L’empereur Wou-Ti des Han (140 av. notre ère), qui avait porté ses armes jusqu’aux bords de la mer Caspienne et aux frontières de l’Inde, se fit construire un parc qui avait plus de cinquante lieues de tour, parsemé de palais, de kiosques, de grottes, de décorations de toutes sortes. Trente mille esclaves étaient continuellement occupés ; toutes les provinces de l’empire devaient y envoyer chaque année ce qu’elles avaient de plus rare, en plantes, en fleurs, en arbrisseaux et en arbres de toutes sortes.

Un autre empereur de la même dynastie ne partageait pas de tels goûts de magnificence et négligeait ses jardins de plaisance. Un de ses ministres lui ayant fait des observations à ce sujet, l’empereur répondit : « Je veux faire un jardin de toute la Chine ; si mon prédécesseur avait employé en défrichements les sommes immenses qu’il a dépensées à agrandir et embellir ses parcs, bien des milliers d’hommes, qui manquent de riz, en auraient abondamment. »


II

Le frère Attiret, né à Dôle, en Franche-Comté, et qui fut attaché comme peintre au service de l’empereur Khien-loung, décrit ainsi, dans une lettre datée de Pékin, le 1er novembre 1743, la résidence d’été de ce prince, à Youen-ming-youen (Lettres édifiantes et curieuses, vol. 35) :

« Pour les « maisons de plaisance, » dit-il, elles sont charmantes. Elles sont construites dans un vaste terrain où l’on a élevé à la main de petites montagnes hautes depuis vingt jusqu’à cinquante ou soixante pieds, ce qui forme une infinité de petits vallons. Des canaux d’une eau claire arrosent le fond de ces vallons, et vont se joindre en plusieurs endroits pour former des étangs et des mers. On parcourt ces canaux, ces bassins, ces étangs sur de magnifiques barques. Dans chacun de ces vallons, sur le bord des eaux, sont des bâtiments parfaitement assortis de plusieurs corps de logis, de cours, de galeries ouvertes et fermées, de jardins, de parterres, de cascades, etc., ce qui fait un assemblage dont le coup d’œil est admirable. On sort d’un vallon, non par de belles allées droites comme en Europe, mais par des zigzags, par des circuits, qui sont eux-mêmes ornés de petits pavillons, de petites grottes, et au sortir desquels on retrouve un second vallon tout différent du premier, soit pour la forme du terrain, soit pour la structure des bâtiments.

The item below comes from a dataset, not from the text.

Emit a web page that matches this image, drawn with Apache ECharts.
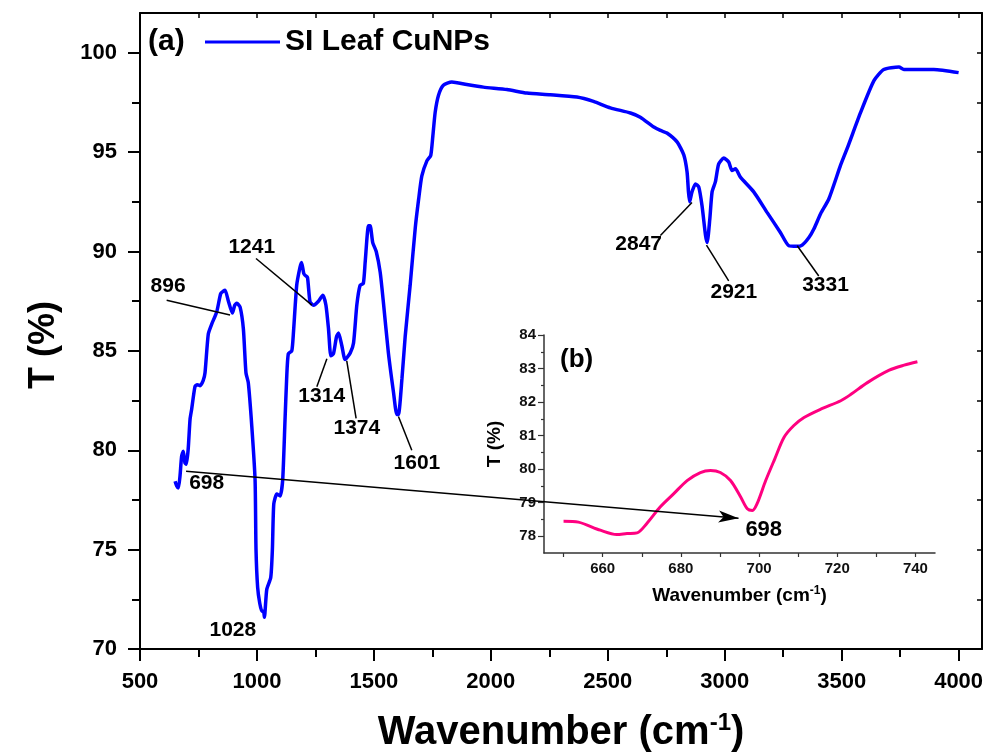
<!DOCTYPE html>
<html>
<head>
<meta charset="utf-8">
<script src="https://cdn.jsdelivr.net/npm/echarts@6/dist/echarts.min.js"></script>
<style>html,body{margin:0;padding:0;background:#fff;overflow:hidden;}#chart{width:987px;height:755px;}</style>
</head>
<body>
<div id="chart"></div>
<script>
// ---------- DATA ----------
const seriesName = 'SI Leaf CuNPs';
const mainWavenumber = [650,657,664,671,678,685,692,698,706,714,721,735,745,757,770,778,792,807,828,845,856,864,878,895,905,914,928,942,953,963,978,992,996,1003,1012,1021,1028,1032,1042,1059,1066,1072,1085,1099,1110,1120,1127,1134,1149,1156,1170,1184,1191,1200,1206,1216,1227,1242,1263,1282,1295,1306,1316,1327,1340,1349,1363,1377,1399,1413,1427,1441,1455,1463,1477,1484,1495,1510,1527,1541,1562,1584,1598,1605,1620,1634,1655,1677,1691,1705,1727,1743,1752,1762,1776,1797,1833,1897,1968,2069,2154,2254,2368,2439,2511,2597,2639,2697,2725,2753,2797,2825,2839,2845,2850,2860,2875,2889,2903,2918,2925,2936,2946,2960,2974,2996,3017,3031,3046,3067,3124,3181,3238,3274,3310,3331,3360,3381,3410,3445,3495,3524,3581,3638,3680,3745,3766,3894,4000];
const mainTransmittance = [78.44,78.2,78.1,78.7,79.7,79.95,79.37,79.3,80.05,81.56,82.07,83.2,83.3,83.25,83.5,83.9,85.85,86.36,86.96,87.88,88.0,88.05,87.5,86.9,87.3,87.4,87.2,86.1,83.9,83.4,81.2,78.5,75,73.1,72.3,71.9,71.9,71.6,73,73.6,75,77.3,77.8,77.7,78.5,81.5,83.6,84.85,85.0,85.9,88.3,89.2,89.45,88.9,88.8,88.7,87.46,87.3,87.5,87.8,87.3,86.1,84.75,84.85,85.7,85.9,85.26,84.56,84.9,85.4,87.3,88.3,88.4,89.5,91.3,91.3,90.45,90.0,88.95,87.4,84.9,82.9,81.8,81.8,83.6,85.75,88.3,91.2,92.6,93.8,94.57,94.83,95.8,97.0,97.85,98.36,98.53,98.4,98.27,98.15,97.97,97.89,97.77,97.55,97.23,96.97,96.76,96.26,96.09,95.96,95.5,94.86,94.0,93.0,92.5,93.0,93.4,93.25,92.3,90.8,90.45,91.6,93.0,93.5,94.4,94.7,94.5,94.07,94.16,93.74,93.0,91.97,90.96,90.29,90.26,90.32,90.7,91.13,91.9,92.64,94.33,95.2,97.0,98.6,99.16,99.28,99.16,99.16,99.0];

const insetWavenumber = [650,653.8,659.4,663.6,666.2,668.8,671.3,674.7,678.2,681.6,685,687.6,690.1,692.7,695.3,697,698.3,699.5,701.7,704,706.4,708.9,711.5,715.8,720.9,723.5,727.7,733.3,737.1,740.5];
const insetTransmittance = [78.45,78.42,78.18,78.05,78.08,78.1,78.38,78.87,79.27,79.66,79.9,79.96,79.9,79.66,79.17,78.82,78.77,78.97,79.66,80.3,80.95,81.3,81.54,81.79,82.04,82.23,82.58,82.95,83.1,83.2];

// tick values
const mainXTicks = [500,1000,1500,2000,2500,3000,3500,4000];
const mainXMinor = [750,1250,1750,2250,2750,3250,3750];
const mainXTop = [500,750,1000,1250,1500,1750,2000,2250,2500,2750,3000,3250,3500,3750,4000];
const mainYTicks = [70,75,80,85,90,95,100];
const mainYMinor = [72.5,77.5,82.5,87.5,92.5,97.5];
const mainYRight = [70,72.5,75,77.5,80,82.5,85,87.5,90,92.5,95,97.5,100];
const insetXTicks = [650,660,670,680,690,700,710,720,730,740];
const insetXLabels = [660,680,700,720,740];
const insetYTicks = [78,79,80,81,82,83,84];
const insetYMinor = [78.5,79.5,80.5,81.5,82.5,83.5];

// peak annotations: [text, labelWavenumber, labelT]
const peakLabels = [['896',620,88.27],['1241',978,90.2],['1314',1277,82.72],['1374',1427,81.13],['1601',1684,79.36],['698',785,78.36],['1028',897,70.96],['2847',2632,90.37],['2921',3039,87.94],['3331',3431,88.3]];
// leader lines: [from, to] in main data coords
const leaderLines = [[[614,87.55],[885,86.8]],[[996,89.65],[1235,87.3]],[[1256,83.2],[1299,84.6]],[[1384,84.5],[1424,81.6]],[[1605,81.7],[1662,80.0]],[[2725,90.8],[2860,92.47]],[[2922,90.32],[3017,88.52]],[[3310,90.29],[3402,88.77]]];
const arrowLine = [[697,78.94],[3059,76.58]];
const insetPeakLabel = ['698',701.2,78.18];

// ---------- CHART ----------
const FONT = 'Liberation Sans, Arial, sans-serif';
const zip = (a,b) => a.map((v,i)=>[v,b[i]]);
const plain = v => String(v);
const chart = echarts.init(document.getElementById('chart'), null, {renderer:'canvas'});

const blackLine = {show:true, onZero:false, lineStyle:{color:'#000', width:2}};
const insetLine = {show:true, onZero:false, lineStyle:{color:'#333', width:1.5}};

const option = {
  animation:false,
  backgroundColor:'#fff',
  textStyle:{fontFamily:FONT},
  title:[
    {text:'(a)', left:148, top:27, padding:0, textStyle:{fontSize:30, fontWeight:'bold', color:'#000', fontFamily:FONT}},
    {text:'(b)', left:560, top:347, padding:0, textStyle:{fontSize:26, fontWeight:'bold', color:'#000', fontFamily:FONT}}
  ],
  legend:{
    data:[{name:seriesName, icon:'rect'}], left:205, top:27, padding:0, itemWidth:75, itemHeight:3,
    textStyle:{fontSize:30, fontWeight:'bold', color:'#000', fontFamily:FONT}
  },
  grid:[
    {left:140, top:13, right:5, bottom:106, containLabel:false, outerBoundsMode:'none'},
    {left:544, top:335, right:52, bottom:202, containLabel:false, outerBoundsMode:'none'}
  ],
  xAxis:[
    {type:'value', gridIndex:0, position:'bottom', min:500, max:4100,
     axisLine:blackLine, splitLine:{show:false},
     axisTick:{show:true, customValues:mainXTicks, length:12, inside:false, lineStyle:{color:'#000', width:2}},
     axisLabel:{show:true, customValues:mainXTicks, formatter:plain, margin:22, fontSize:22, fontWeight:'bold', color:'#000', fontFamily:FONT},
     name:'Wavenumber (cm{sup|-1})', nameLocation:'middle', nameGap:62,
     nameTextStyle:{fontSize:40, fontWeight:'bold', color:'#000', fontFamily:FONT, lineHeight:44,
       rich:{sup:{fontSize:24, fontWeight:'bold', color:'#000', fontFamily:FONT, verticalAlign:'top', lineHeight:44, padding:[0,0,20,0]}}}
    },
    {type:'value', gridIndex:0, position:'bottom', min:500, max:4100,
     axisLine:{show:false, onZero:false}, splitLine:{show:false}, axisLabel:{show:false},
     axisTick:{show:true, customValues:mainXMinor, length:8, lineStyle:{color:'#000', width:2}}
    },
    {type:'value', gridIndex:0, position:'top', min:500, max:4100,
     axisLine:blackLine, splitLine:{show:false}, axisLabel:{show:false},
     axisTick:{show:true, customValues:mainXTop, length:5, inside:true, lineStyle:{color:'#000', width:1.5}}
    },
    {type:'value', gridIndex:1, position:'bottom', min:645, max:745,
     axisLine:insetLine, splitLine:{show:false},
     axisTick:{show:true, customValues:insetXTicks, length:4, lineStyle:{color:'#333', width:1.2}},
     axisLabel:{show:true, customValues:insetXLabels, formatter:plain, margin:8, fontSize:15, fontWeight:'bold', color:'#111', fontFamily:FONT},
     name:'Wavenumber (cm{sup|-1})', nameLocation:'middle', nameGap:32,
     nameTextStyle:{fontSize:19, fontWeight:'bold', color:'#000', fontFamily:FONT, lineHeight:22,
       rich:{sup:{fontSize:12, fontWeight:'bold', color:'#000', fontFamily:FONT, verticalAlign:'top', lineHeight:22, padding:[0,0,9,0]}}}
    }
  ],
  yAxis:[
    {type:'value', gridIndex:0, position:'left', min:70, max:102,
     axisLine:blackLine, splitLine:{show:false},
     axisTick:{show:true, customValues:mainYTicks, length:12, lineStyle:{color:'#000', width:2}},
     axisLabel:{show:true, customValues:mainYTicks, formatter:plain, margin:23, fontSize:22, fontWeight:'bold', color:'#000', fontFamily:FONT},
     name:'T (%)', nameLocation:'middle', nameGap:78,
     nameTextStyle:{fontSize:36, fontWeight:'bold', color:'#000', fontFamily:FONT, padding:[0,28,0,0]}
    },
    {type:'value', gridIndex:0, position:'left', min:70, max:102,
     axisLine:{show:false, onZero:false}, splitLine:{show:false}, axisLabel:{show:false},
     axisTick:{show:true, customValues:mainYMinor, length:8, lineStyle:{color:'#000', width:2}}
    },
    {type:'value', gridIndex:0, position:'right', min:70, max:102,
     axisLine:blackLine, splitLine:{show:false}, axisLabel:{show:false},
     axisTick:{show:true, customValues:mainYRight, length:5, inside:true, lineStyle:{color:'#000', width:1.5}}
    },
    {type:'value', gridIndex:1, position:'left', min:77.5, max:84,
     axisLine:insetLine, splitLine:{show:false},
     axisTick:{show:true, customValues:insetYTicks, length:6, lineStyle:{color:'#333', width:1.2}},
     axisLabel:{show:true, customValues:insetYTicks, formatter:plain, margin:8, fontSize:15, fontWeight:'bold', color:'#111', fontFamily:FONT},
     name:'T (%)', nameLocation:'middle', nameGap:40,
     nameTextStyle:{fontSize:19, fontWeight:'bold', color:'#000', fontFamily:FONT}
    },
    {type:'value', gridIndex:1, position:'left', min:77.5, max:84,
     axisLine:{show:false, onZero:false}, splitLine:{show:false}, axisLabel:{show:false},
     axisTick:{show:true, customValues:insetYMinor, length:3, lineStyle:{color:'#333', width:1.2}}
    }
  ],
  series:[
    {
      name:seriesName, type:'line', xAxisIndex:0, yAxisIndex:0,
      data:zip(mainWavenumber, mainTransmittance),
      showSymbol:false, symbol:'none', smooth:0.2, z:3,
      lineStyle:{color:'#0000FF', width:3.5}, itemStyle:{color:'#0000FF'},
      markLine:{
        silent:true, animation:false, symbol:['none','none'],
        label:{show:false}, emphasis:{disabled:true},
        lineStyle:{color:'#000', width:1.5, type:'solid'},
        data: leaderLines.map(l => [{coord:l[0]},{coord:l[1]}]).concat([
          [{coord:arrowLine[0], symbol:'none'},{coord:arrowLine[1], symbol:'arrow', symbolSize:[9,20]}]
        ])
      }
    },
    {
      name:'labels', type:'scatter', xAxisIndex:0, yAxisIndex:0, symbolSize:0, silent:true, z:5,
      itemStyle:{opacity:1},
      data: peakLabels.map(p => ({name:p[0], value:[p[1],p[2]]})),
      label:{show:true, position:'inside', formatter:'{b}', fontSize:21, fontWeight:'bold', color:'#000', opacity:1, textBorderWidth:0, fontFamily:FONT}
    },
    {
      name:'inset', type:'line', xAxisIndex:3, yAxisIndex:3,
      data:zip(insetWavenumber, insetTransmittance),
      showSymbol:false, symbol:'none', smooth:0.3, z:3,
      lineStyle:{color:'#FF0080', width:3}, itemStyle:{color:'#FF0080'}
    },
    {
      name:'insetLabel', type:'scatter', xAxisIndex:3, yAxisIndex:3, symbolSize:0, silent:true, z:5,
      itemStyle:{opacity:1},
      data:[{name:insetPeakLabel[0], value:[insetPeakLabel[1], insetPeakLabel[2]]}],
      label:{show:true, position:'inside', formatter:'{b}', fontSize:22, fontWeight:'bold', color:'#000', opacity:1, textBorderWidth:0, fontFamily:FONT}
    }
  ]
};
chart.setOption(option);
</script>
</body>
</html>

« Toutes les montagnes et les collines sont couvertes d’arbres, surtout d’arbres à fleurs, qui sont ici très-communs. C’est un vrai paradis terrestre. Les canaux ne sont point comme chez nous, bordés de pierres de taille tirées au cordeau, mais tout rustiquement avec des morceaux de roches, dont les uns avancent et les autres reculent, et qui sont posés avec tant d’art, qu’on dirait que c’est l’ouvrage de la nature. Tantôt le canal est large, tantôt il est étroit ; ici il serpente, là il fait des coudes, comme si réellement il était maîtrisé par les collines et les rochers. Les bords sont semés de fleurs qui sortent des rocailles, et qui paraissent être le produit de la nature ; chaque saison a les siennes. Outre les canaux, il y a partout des chemins, ou plutôt des sentiers, qui sont pavés de petits cailloux, et qui conduisent d’un vallon à l’autre. Ces sentiers vont aussi en serpentant ; tantôt ils suivent les bords des canaux, tantôt ils s’en éloignent.

« Arrivé dans un vallon on aperçoit les bâtiments. Toute la façade est en colonnes et en fenêtres ; la charpente dorée, peinte et vernissée ; les murailles de briques grises, bien taillées, bien polies ; les toits sont couverts de tuiles vernissées, rouges, jaunes, bleues, vertes, violettes, qui, par leur mélange et leur arrangement, font une agréable variété de compartiments et de dessins. Ces bâtiments n’ont presque tous qu’un rez-de-chaussée ; ils sont élevés de terre de deux, quatre, six ou huit pieds. Quelques-uns ont un étage (au-dessus du rez-de-chaussée). On y monte non par des degrés de pierre façonnée avec art, mais par des degrés faits par la nature. Rien ne ressemble tant à ces palais fabuleux de fées, qu’on suppose au milieu d’un désert, élevés sur un roc dont l’avenue est raboteuse, et forme mille sinuosités.

« Les appartements intérieurs répondent parfaitement à la magnificence du dehors. Outre qu’ils sont très-bien

  1. Meng-tseu, traduit par l’auteur de cet article et publié dans les Livres sacrés de l’Orient, p. 225, § 2.